Avanti tutta sulla nuova formazione professionale targata Musumeci e Scavone. Due giorni prima di Natale è stato pubblicato il nuovo avviso per l’accreditamento di soggetti pubblici e privati per l’erogazione dei servizi per il lavoro in Sicilia. Gli enti che vogliono operare come formatori in Sicilia dovranno passare da qui. Un documento importante e atteso, che aveva generato nei mesi scorsi anche un aspro confronto tra le associazioni datoriali e il governo. Due in particolare erano stati i punti controversi: l’obbligo di assumere gli ex sportellisti e quello di avere un fatturato che non dipendesse soltanto dalle entrate della Regione siciliana o comunque di enti pubblici. Del secondo punto non c’è più traccia nell’avviso del 23 dicembre, dandola quindi vinta agli enti di formazione; il primo invece viene rimodulato: non più un obbligo, ma un generico «impegno».
Era uno degli obiettivi della giunta di Nello Musumeci: varare un nuovo sistema di accreditamento che superasse definitivamente quello del 2015, alla luce delle novità nella normativa introdotte a livello nazionale. E dare più slancio ai corsi di formazione professionale, provando a fare pulizia del passato. Un primo avviso pubblico era stato pubblicato il 30 ottobre, ma le associazioni che rappresentano gli enti di formazione e le agenzie di lavoro avevano alzato le barricate, dicendosi fortemente preoccupate. Nel mirino soprattutto due passaggi: «Dimostrare che almeno il 30 per cento del fatturato annuo non dipenda da fonti di finanziamento pubbliche», e la presenza obbligatoria «per ciascuna sede operativa di almeno un operatore in possesso dei requisiti indicati dalla legge regionale 8/2016». E cioè gli ex sportellisti, lavoratori che hanno operato a partire dal 2000 negli sportelli multifunzionali a cui la Regione aveva delegato una serie di funzioni relative alle politiche attive del lavoro.
Ne è seguito un «urgente incontro» con l’assessore regionale alla Formazione, l’autonomista Antonio Scavone, in cui i privati hanno sottolineato come in Sicilia la formazione professionale sia esclusivo appannaggio della Regione e che, quindi, enti e agenzie solo dalla Regione possono attingere risorse. Di conseguenza, è questa la tesi delle associazioni, imporre che il 30 per cento del fatturato fosse legato a iniziative slegate da enti pubblici, avrebbe di fatto escluso moltissimi soggetti. Il governo Musumeci ha quindi fatto marcia indietro: via il riferimento al fatturato.
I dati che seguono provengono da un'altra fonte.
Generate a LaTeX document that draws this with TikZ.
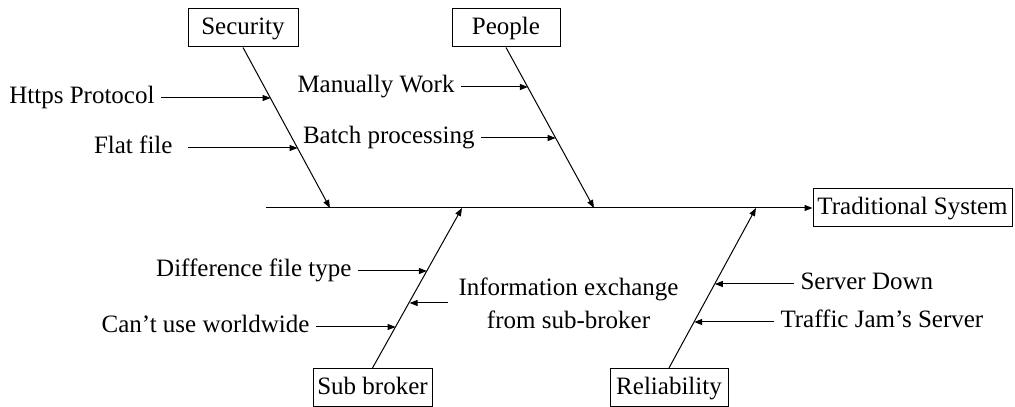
\documentclass[tikz,border=0pt]{standalone}
\usepackage{fontspec}
\setmainfont{Liberation Serif}
\usetikzlibrary{arrows.meta}

\begin{document}
\begin{tikzpicture}[line width=1bp,font=\fontsize{25bp}{31bp}\selectfont,
	box/.style={draw,rectangle,inner sep=0bp,minimum height=38bp,text height=18bp,text depth=4bp},
	cause/.style={inner xsep=6bp,inner ysep=0bp,text height=17bp,text depth=5bp},
	bone/.style={-{Triangle[length=8bp,width=6bp]}}]
		%%
	\useasboundingbox (0bp,0bp) rectangle (1015bp,407bp);
  \node (Sec) at (243bp,379bp) [box,minimum width=110bp] {Security};
  \node (Ppl) at (506bp,379bp) [box,minimum width=108bp] {People};
  \node (Sub) at (372.5bp,19.5bp) [box,minimum width=119bp] {Sub broker};
  \node (Rel) at (669bp,19.5bp) [box,minimum width=118bp] {Reliability};
  \node (Trad) at (912.5bp,199bp) [box,minimum width=199bp] {Traditional System};
  \coordinate (Tail) at (266bp,199bp);
  \coordinate (SecHit) at (330bp,199bp);
  \coordinate (PplHit) at (594bp,199bp);
  \coordinate (SubHit) at (462bp,199bp);
  \coordinate (RelHit) at (756bp,199bp);
  \draw [bone] (Tail) -- (Trad);
  \draw [bone] (Sec.south) -- (SecHit);
  \draw [bone] (Ppl.south) -- (PplHit);
  \draw [bone] (Sub.north) -- (SubHit);
  \draw [bone] (Rel.north) -- (RelHit);
  % security
  \node (Https) at (161bp,309bp) [cause,anchor=east] {Https Protocol};
  \node (Flat) at (179bp,259bp) [cause,anchor=east] {Flat file};
  \coordinate (S1) at (270.6bp,309bp);
  \coordinate (S2) at (297.6bp,259bp);
  \draw [bone] (Https) -- (S1);
  \draw [bone,shorten <=9bp] (Flat) -- (S2);
  % people
  \node (Manual) at (461bp,320bp) [cause,anchor=east] {Manually Work};
  \node (Batch) at (481bp,269bp) [cause,anchor=east] {Batch processing};
  \coordinate (P1) at (527.9bp,320bp);
  \coordinate (P2) at (555.7bp,269bp);
  \draw [bone] (Manual) -- (P1);
  \draw [bone] (Batch) -- (P2);
  % sub broker
  \node (Diff) at (358bp,136bp) [cause,anchor=east] {Difference file type};
  \node (World) at (316bp,80bp) [cause,anchor=east] {Can’t use worldwide};
  \node (Info) at (452bp,104bp) [inner xsep=6bp,inner ysep=0bp,anchor=west,align=center,font=\fontsize{25bp}{33bp}\selectfont] {Information exchange\\from sub-broker};
  \coordinate (B1) at (426.9bp,136bp);
  \coordinate (B2) at (395.6bp,80bp);
  \coordinate (B3) at (409.6bp,104bp);
  \draw [bone] (Diff) -- (B1);
  \draw [bone] (World) -- (B2);
  \draw [bone,shorten <=4bp] (Info) -- (B3);
  % reliability
  \node (Down) at (794bp,123bp) [cause,anchor=west] {Server Down};
  \node (Jam) at (774bp,85bp) [cause,anchor=west] {Traffic Jam’s Server};
  \coordinate (R1) at (714.8bp,123bp);
  \coordinate (R2) at (694.2bp,85bp);
  \draw [bone] (Down) -- (R1);
  \draw [bone] (Jam) -- (R2);
		%
	\end{tikzpicture}
\end{document}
Mentre sugli sportellisti è stata trovata una formula dai contorni vaghi e piuttosto confusionaria. Non si parla più di presenza obbligatoria tra le figure professionali in organico degli enti che vogliono accreditarsi, quanto piuttosto di «impegno all’utilizzo nel caso di attività finanziaria con risorse pubbliche per l’erogazione delle politiche attive» degli ex sportellisti «in conformità a specifico accordo da sottoscrivere con l’assessorato regionale al Lavoro». Ma non è specificato che tipo di premialità è prevista per chi si prende questo impegno.
Il nuovo sistema di accreditamento sembra quindi non mettere la parola fine sull’infinita vicenda degli ex sportellisti. Ma prova a dare qualche risposta rimanendo su un orizzonte che mira a trovare una sistemazione a questa categoria. Anche se non tutti, nello stesso mondo degli ex sportellisti, continuano a inseguire l’illusione del posto fisso. C’è chi ha provato a promuovere l’autoimprenditorialità, come l’associazione Itinerari per il lavoro, i cui tentativi di indirizzare la politica regionale verso altri percorsi, però, sono caduti nel vuoto.